# Isomorphism Test

• Oct 31st 2012, 02:26 PM
jzellt
Isomorphism Test
Let A be a group that can be generated by two elements in A. Suppose B is a group that can't be generated by any two elements in B. Show that A is NOT isomorphic to B.

Proof:

Assume, on the contrary, that f: A--> B is an isomorphism. Let A be generated by x,y e A.

What do I do from here? Thanks
• Oct 31st 2012, 04:46 PM
TheEmptySet
Re: Isomorphism Test
Quote:

Originally Posted by jzellt
Let A be a group that can be generated by two elements in A. Suppose B is a group that can't be generated by any two elements in B. Show that A is NOT isomorphic to B.

Proof:

Assume, on the contrary, that f: A--> B is an isomorphism. Let A be generated by x,y e A.

What do I do from here? Thanks

Since you are using a proof by contradiction, let $b \in B$ be an element that cannot be generated by two elements. Since an isomorphism is a bijection b must have a pre image. So there must be a uniquie $a \in A$ such that $f(a)=b$.

Now use the fact that $a$ can be generated by two elements and the isomorphism preserve the group operations to show that $b$ can be generated by two elements.
• Oct 31st 2012, 04:49 PM
jzellt
Re: Isomorphism Test
Thanks. Can you fix your latex.. Its not showing correctly in the last sentence.
• Oct 31st 2012, 07:23 PM
jzellt
Re: Isomorphism Test
So, here it would I've done from your advice. Please check it out and let me know how it can improve.

Assume, on the contrary, that f: A--> B is an isomorphism. Let b e B be an element that cannot be generated by two elements in B. Since f is onto, there exists a e A such that f(a) = b. Since a e A, it can be generated by two elements, say x,y e A. So, a = x^n*y^m, n,m e Z.
Thus, f(x^n*y^m) = f(a) = b. This is a contradiction. QED
• Oct 31st 2012, 07:33 PM
TheEmptySet
Re: Isomorphism Test
Quote:

Originally Posted by jzellt
So, here it would I've done from your advice. Please check it out and let me know how it can improve.

Assume, on the contrary, that f: A--> B is an isomorphism. Let b e B be an element that cannot be generated by two elements in B. Since f is onto, there exists a e A such that f(a) = b. Since a e A, it can be generated by two elements, say x,y e A. So, a = x^n*y^m, n,m e Z.
Thus, f(x^n*y^m) = f(a) = b. This is a contradiction. QED

Not quite. Since isomorphism preserve the group operation we get that

$f(a)=f( x^n\cdot y^m)=f(x^n)\cdot f(y^m)=[f(x)]^n[f(y)]^m=b$

but $f(x) \in B$ and $f(y) \in B$

but this shows that b is generated by two elements. Contradiction!
• Nov 1st 2012, 06:19 AM
Deveno
Re: Isomorphism Test
actually, a could be ANY "word" in x and y, for example:

yx3y-2

xyx2yx-1y4

yxyxyx

because there is no reason to suppose that x and y commute.

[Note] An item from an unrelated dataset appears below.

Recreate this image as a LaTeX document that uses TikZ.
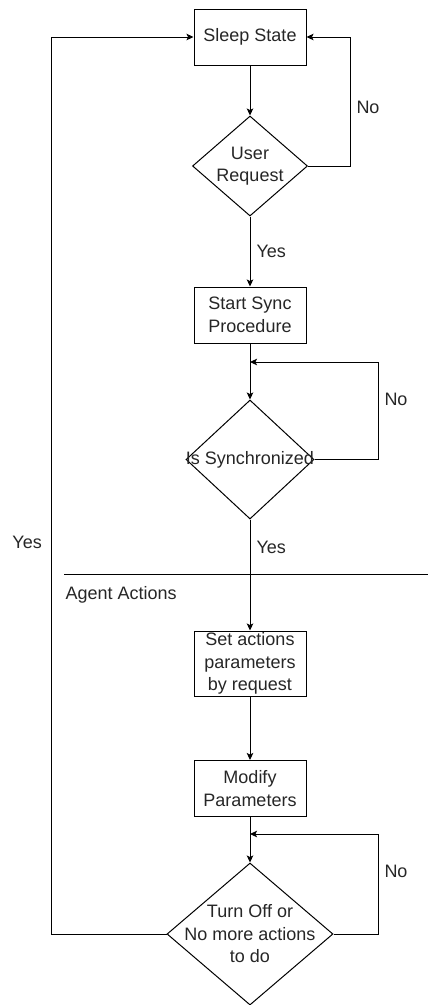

there is no stipulation that A is finite, so no guarantee that yx can be written any other way (A could be the free group on 2 generators).

what you CAN say, is that for some finite index set S (which we may take to be the first n integers):

$a = \prod_{i \in S} x^{k_i}y^{m_i}$ where ki and mi are integers that aren't BOTH 0, for each i (this excludes the identity element, but the identity element is trivially generated finitely by the empty set- this word isn't "reduced" because we might have, for example, mi = 0, ki+1 ≠ 0, in which case we could "combine" some "x terms", but it will serve for your proof).